SHORT TASK: Return precisely the span of lines from the top of the material below to the line containing "Chart.register(...registerables);", both included. Pictures are excluded.

INFORMATION PROVIDED:

## START

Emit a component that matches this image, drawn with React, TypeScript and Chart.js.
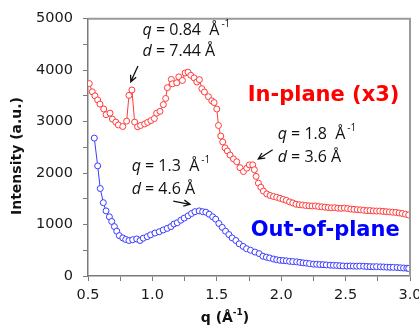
import React, { useEffect, useRef } from "react";
import { Chart, registerables } from "chart.js";
Chart.register(...registerables);

// In-plane (x3) scattering profile
const inPlaneQ = [
  0.51, 0.533, 0.554, 0.575, 0.593, 0.622, 0.64, 0.671, 0.689, 0.716, 0.736, 0.77, 0.8, 0.818, 0.841,
  0.862, 0.885, 0.908, 0.94, 0.963, 0.989, 1.015, 1.033, 1.059, 1.085, 1.103, 1.116, 1.147, 1.155,
  1.189, 1.205, 1.233, 1.254, 1.277, 1.298, 1.324, 1.345, 1.365, 1.384, 1.404, 1.435, 1.461, 1.479,
  1.5, 1.513, 1.531, 1.546, 1.564, 1.582, 1.603, 1.629, 1.655, 1.68, 1.707, 1.733, 1.753, 1.779,
  1.792, 1.805, 1.823, 1.842, 1.862, 1.888, 1.914, 1.94, 1.965, 1.99, 2.015, 2.04, 2.065, 2.09,
  2.115, 2.14, 2.165, 2.19, 2.215, 2.24, 2.265, 2.29, 2.315, 2.34, 2.365, 2.39, 2.415, 2.44, 2.465,
  2.49, 2.515, 2.54, 2.565, 2.59, 2.615, 2.64, 2.665, 2.69, 2.715, 2.74, 2.765, 2.79, 2.815, 2.84,
  2.865, 2.89, 2.915, 2.94, 2.965, 2.99,
];
const inPlaneI = [
  3740, 3580, 3500, 3420, 3340, 3245, 3135, 3165, 3050, 2990, 2935, 2905, 3010, 3510, 3615,
  2990, 2900, 2925, 2955, 2985, 3020, 3060, 3165, 3200, 3330, 3450, 3660, 3820, 3735,
  3755, 3870, 3800, 3945, 3960, 3900, 3850, 3770, 3815, 3640, 3575, 3485, 3405, 3370,
  3245, 2925, 2720, 2605, 2490, 2430, 2350, 2275, 2220, 2105, 2030, 2095, 2160, 2160,
  2065, 1935, 1805, 1725, 1650, 1595, 1565, 1545, 1530, 1510, 1490, 1470, 1440, 1420,
  1395, 1385, 1380, 1370, 1365, 1360, 1362, 1350, 1345, 1338, 1330, 1325, 1328, 1318, 1315,
  1320, 1310, 1300, 1295, 1290, 1285, 1278, 1270, 1272, 1265, 1262, 1262, 1255, 1250, 1245,
  1240, 1235, 1225, 1215, 1200, 1185,
];

// Out-of-plane scattering profile
const outPlaneQ = [
  0.549, 0.575, 0.595, 0.619, 0.64, 0.666, 0.684, 0.705, 0.723, 0.743, 0.77, 0.793, 0.818, 0.847,
  0.878, 0.904, 0.929, 0.96, 0.986, 1.02, 1.053, 1.084, 1.115, 1.144, 1.167, 1.193, 1.221, 1.247,
  1.278, 1.304, 1.33, 1.363, 1.39, 1.415, 1.441, 1.468, 1.491, 1.516, 1.542, 1.568, 1.594, 1.619,
  1.648, 1.674, 1.705, 1.731, 1.762, 1.796, 1.829, 1.858, 1.885, 1.91, 1.94, 1.965, 1.99, 2.015,
  2.04, 2.065, 2.09, 2.12, 2.145, 2.17, 2.195, 2.22, 2.25, 2.275, 2.3, 2.325, 2.35, 2.38, 2.405,
  2.43, 2.455, 2.48, 2.51, 2.535, 2.56, 2.585, 2.61, 2.64, 2.665, 2.69, 2.715, 2.74, 2.77, 2.795,
  2.82, 2.845, 2.87, 2.9, 2.925, 2.95, 2.975, 2.99,
];
const outPlaneI = [
  2680, 2140, 1700, 1425, 1265, 1150, 1060, 960, 870, 785, 740, 710, 690, 705,
  720, 690, 735, 765, 800, 835, 860, 895, 925, 960, 1010, 1035, 1085, 1125,
  1170, 1215, 1250, 1265, 1250, 1240, 1200, 1150, 1105, 1020, 945, 870, 805, 740,
  690, 625, 575, 530, 500, 465, 435, 385, 365, 350, 330, 315, 305, 300,
  295, 285, 280, 275, 265, 255, 250, 240, 230, 228, 222, 220, 215, 210, 208,
  205, 200, 195, 192, 195, 192, 190, 193, 190, 185, 182, 180, 182, 178, 175,
  172, 170, 168, 165, 160, 155, 152, 147,
];

const seriesNames = ["In-plane (x3)", "Out-of-plane"];
const xTitle = "q (Å";
const yTitle = "Intensity (a.u.)";

// peak annotations (label values)
const peakQ = ["0.84", "1.8", "1.3"];
const peakD = ["7.44", "3.6", "4.6"];

const RED = "#ff3b3b";
const BLUE = "#3b3bff";

export default function App() {
  const ref = useRef<HTMLCanvasElement | null>(null);

  useEffect(() => {
    if (!ref.current) return;
    document.body.style.margin = "0";

    const annotations = [
      { text: [0.924, 4680, 4266], tail: [0.888, 4080], head: [0.832, 3774] },
      { text: [1.973, 2669, 2222], tail: [1.934, 2452], head: [1.822, 2274] },
      { text: [0.839, 2044, 1584], tail: [1.162, 1456], head: [1.292, 1393] },
    ];

    const overlay = {
      id: "overlay",
      afterDraw(chart: any) {
        const ctx = chart.ctx as CanvasRenderingContext2D;
        const xs = chart.scales.x;
        const ys = chart.scales.y;
        const area = chart.chartArea;
        ctx.save();
        // frame (top & right)
        ctx.strokeStyle = "#9a9a9a";
        ctx.lineWidth = 2;
        ctx.beginPath();
        ctx.moveTo(area.left, area.top);
        ctx.lineTo(area.right, area.top);
        ctx.lineTo(area.right, area.bottom);
        ctx.stroke();

        // annotations
        ctx.fillStyle = "#111";
        ctx.textBaseline = "alphabetic";
        ctx.textAlign = "left";
        const drawLine = (x: number, y: number, ital: string, rest: string, sup: boolean) => {
          ctx.font = 'italic 16px "Open Sans"';
          ctx.fillText(ital, x, y);
          const w1 = ctx.measureText(ital).width;
          ctx.font = '16px "Open Sans"';
          ctx.fillText(rest, x + w1, y);
          const w2 = ctx.measureText(rest).width;
          if (sup) {
            ctx.font = '10px "Open Sans"';
            ctx.fillText("-1", x + w1 + w2 + 2, y - 8);
          }
        };
        annotations.forEach((a, i) => {
          const tx = xs.getPixelForValue(a.text[0]);
          const tyq = ys.getPixelForValue(a.text[1]);
          const tyd = ys.getPixelForValue(a.text[2]);
          drawLine(tx, tyq, "q", " = " + peakQ[i] + "  Å", true);
          drawLine(tx, tyd, "d", " = " + peakD[i] + " Å", false);
          const x1 = xs.getPixelForValue(a.tail[0]);
          const y1 = ys.getPixelForValue(a.tail[1]);
          const x2 = xs.getPixelForValue(a.head[0]);
          const y2 = ys.getPixelForValue(a.head[1]);
          ctx.strokeStyle = "#111";
          ctx.lineWidth = 1.3;
          ctx.beginPath();
          ctx.moveTo(x1, y1);
          ctx.lineTo(x2, y2);
          const ang = Math.atan2(y2 - y1, x2 - x1);
          const L = 7;
          ctx.moveTo(x2 - L * Math.cos(ang - 0.45), y2 - L * Math.sin(ang - 0.45));
          ctx.lineTo(x2, y2);
          ctx.lineTo(x2 - L * Math.cos(ang + 0.45), y2 - L * Math.sin(ang + 0.45));
          ctx.stroke();
        });

        // series labels
        ctx.font = 'bold 21px "DejaVu Sans"';
        ctx.fillStyle = "#ff0000";
        ctx.fillText(seriesNames[0], xs.getPixelForValue(1.74), ys.getPixelForValue(3410));
        ctx.fillStyle = "#0000ff";
        ctx.fillText(seriesNames[1], xs.getPixelForValue(1.763), ys.getPixelForValue(785));

        // axis titles
        ctx.fillStyle = "#111";
        ctx.font = 'bold 14px "DejaVu Sans"';
        const wT = ctx.measureText(xTitle).width;
        ctx.font = 'bold 9px "DejaVu Sans"';
        const wS = ctx.measureText("-1").width;
        ctx.font = 'bold 14px "DejaVu Sans"';
        const wP = ctx.measureText(")").width;
        const total = wT + wS + wP;
        const cx = 225;
        const by = 322;
        let x0 = cx - total / 2;
        ctx.fillText(xTitle, x0, by);
        ctx.font = 'bold 9px "DejaVu Sans"';
        ctx.fillText("-1", x0 + wT, by - 7);
        ctx.font = 'bold 14px "DejaVu Sans"';
        ctx.fillText(")", x0 + wT + wS, by);

        ctx.translate(17, 156);
        ctx.rotate(-Math.PI / 2);
        ctx.textAlign = "center";
        ctx.textBaseline = "middle";
        ctx.fillText(yTitle, 0, 0);
        ctx.restore();
      },
    };

    const chart = new Chart(ref.current, {
      type: "line",
      data: {
        datasets: [
          {
            label: seriesNames[0],
            data: inPlaneQ.map((q, i) => ({ x: q, y: inPlaneI[i] })),
            borderColor: RED,
            borderWidth: 1,
            pointRadius: 3,
            pointBorderWidth: 1,
            pointBorderColor: RED,
            pointBackgroundColor: "#ffffff",
            tension: 0,
          },
          {
            label: seriesNames[1],
            data: outPlaneQ.map((q, i) => ({ x: q, y: outPlaneI[i] })),
            borderColor: BLUE,
            borderWidth: 1,
            pointRadius: 3,
            pointBorderWidth: 1,
            pointBorderColor: BLUE,
            pointBackgroundColor: "#ffffff",
            tension: 0,
          },
        ],
      },
      options: {
        responsive: false,
        animation: false,
        layout: { padding: { left: 0, top: 15, right: 9, bottom: 0 } },
        plugins: { legend: { display: false }, tooltip: { enabled: false } },
        scales: {
          x: {
            type: "linear",
            min: 0.5,
            max: 3.0,
            afterFit: (s: any) => {
              s.height = 54;
              s.paddingLeft = 0;
              s.paddingRight = 0;
            },
            ticks: {
              stepSize: 0.25,
              autoSkip: false,
              maxRotation: 0,
              padding: 6,
              color: "#1a1a1a",
              font: { family: "DejaVu Sans", size: 14.5 },
              callback: (v: any) => {
                const n = Number(v);
                return Math.abs(n * 2 - Math.round(n * 2)) < 1e-6 ? n.toFixed(1) : "";
              },
            },
            grid: { drawOnChartArea: false, tickLength: 5, color: "#7a7a7a", tickColor: "#7a7a7a" },
            border: { color: "#7a7a7a", width: 1.5 },
          },
          y: {
            min: 0,
            max: 5000,
            afterFit: (s: any) => {
              s.width = 88;
            },
            ticks: {
              stepSize: 500,
              autoSkip: false,
              padding: 10,
              color: "#1a1a1a",
              font: { family: "DejaVu Sans", size: 14.5 },
              callback: (v: any) => {
                const n = Number(v);
                return n % 1000 === 0 ? String(n) : "";
              },
            },
            grid: { drawOnChartArea: false, tickLength: 5, color: "#7a7a7a", tickColor: "#7a7a7a" },
            border: { color: "#7a7a7a", width: 1.5 },
          },
        },
      },
      plugins: [overlay],
    });
    return () => chart.destroy();
  }, []);

  return (
    <div style={{ position: "absolute", left: 0, top: 0, width: 419, height: 330, background: "#fff" }}>
      <canvas ref={ref} width={419} height={330} style={{ display: "block" }} />
    </div>
  );
}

## END

RESULT FOR THIS EXERCISE:
Emit a component that matches this image, drawn with React, TypeScript and Chart.js.
import React, { useEffect, useRef } from "react";
import { Chart, registerables } from "chart.js";
Chart.register(...registerables);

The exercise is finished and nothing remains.